I took them round the gardens and positioned them at all the gates and entrances, clutching their bundles of info sheets. I conveyed as best I could that, if they were asked a question by the public, they were to take the person/people to the first steward they could see. By this time - and the play had not yet started - they were all turning blue and it was beginning to snow. I thought of the poor actors in their loose, floaty costumes - clothes designed for a hot country - and I thought of Jesus, hanging on the cross with only a loin-cloth. I hoped the first-aid people were geared up for multiple cases of hypothermia.

As The Play got underway, I noticed people, not in costume, darting around the actors as they moved from scene to scene and handing them something. On investigating, I discovered that these were hot water bottles. The actors could hide them in their floaty costumes, at least during the time they were walking from scene to scene. I thought of my poor Brazilian boys and girls. I waylaid one of the hot-water-bottle slaves and asked if there were any more and, if so, where were they? I was directed to the head gardener’s shed at the other end of the Gardens.

As I trekked towards the shed, I passed six different gates, fully expecting to see my Brazilians turned into ice sculptures. They were still hanging in there, although life expectancy was clearly dropping. I attempted to convey my mission to provide them with a source of heat, miming filling up a bottle, screwing on the top and then hugging it to myself. They nodded, still smiling - although their facial muscles were approaching rigor mortis - and several of them offered me a drink from their water bottles. So much for my mime skills.

I managed to locate five hot water bottles. Waiting for the antiquated electric kettle to heat the water took most of what was left of my patience, but I eventually staggered forth clutching my very hot, unwieldy burden.
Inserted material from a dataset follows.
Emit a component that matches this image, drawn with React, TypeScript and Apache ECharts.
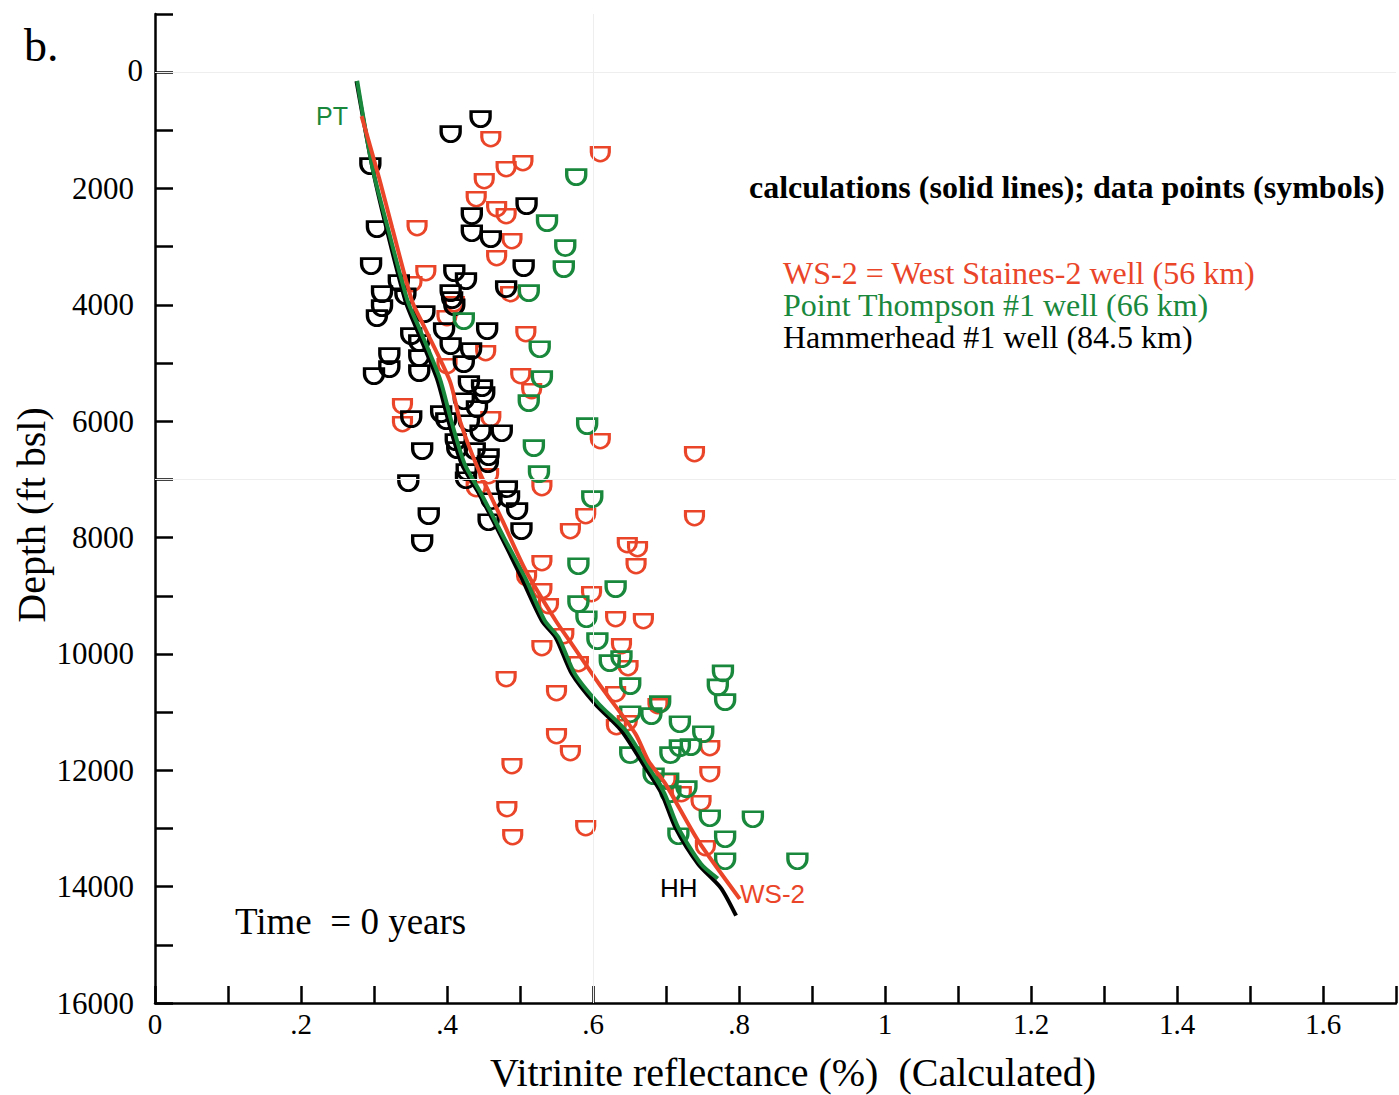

I dropped two bottles almost immediately, picked them up, dropped another three, picked them up, dropped one … Have you ever tried to carry five hot water bottles when you are wearing four layers of clothes and two pairs of gloves?
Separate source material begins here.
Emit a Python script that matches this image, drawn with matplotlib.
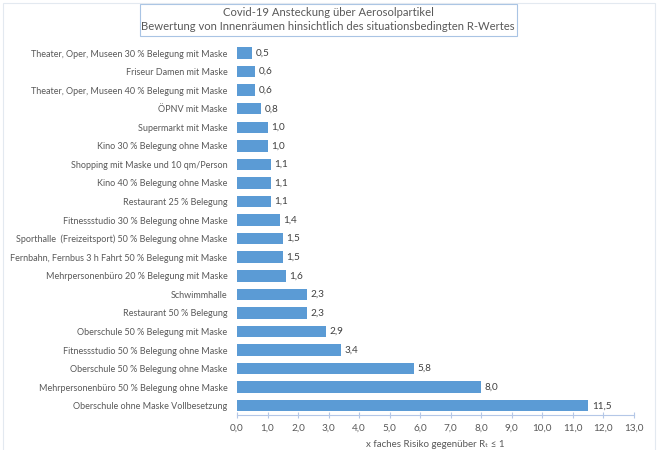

By the time I had trekked around all the gates and identified the neediest cases, the Play was almost over, and the bottles were almost cold. Unbelievably, my half-clad Welcomers were still smiling as they trekked back to base and returned the leaflets they had left over. Not one of them nipped off on the first bus home or for a hot cup of coffee in the Starbucks on Princes Street, which had been doing a roaring trade all afternoon with frozen playgoers.

I thanked them all and expressed my very genuine admiration for their commitment and perseverance in the face of crippling odds. One girl found enough English to say what they were all probably thinking: ‘Hey! Eez Scotland. Eez always cold.’

‘Not usually as cold as this at Easter,’ I said, defensively. 


They laughed a lot at that.    


FRAN BRADY lives in Scotland, near Edinburgh. She is the author of four published novels which have a strong Scottish flavour. She also writes poetry, short stories, memoir and reminiscence stuff - and 'The Adventures of Max Bear' (serialised on her website), specially for her seven-year-old goddaughter.

Her website is: www.franbrady.com                                                     

Comments

Bill Kirton said…
Hugely enjoyable, Fran. Thanks very much, and well done for being part of such an inspiring event.
Fran B said…
Thanks, Bill. It's always a triumph of hope over experience! But so worth it.
I really enjoyed reading this - a few of my theatrical friends have taken part in this over the years but now I feel as if I've found out the inside story!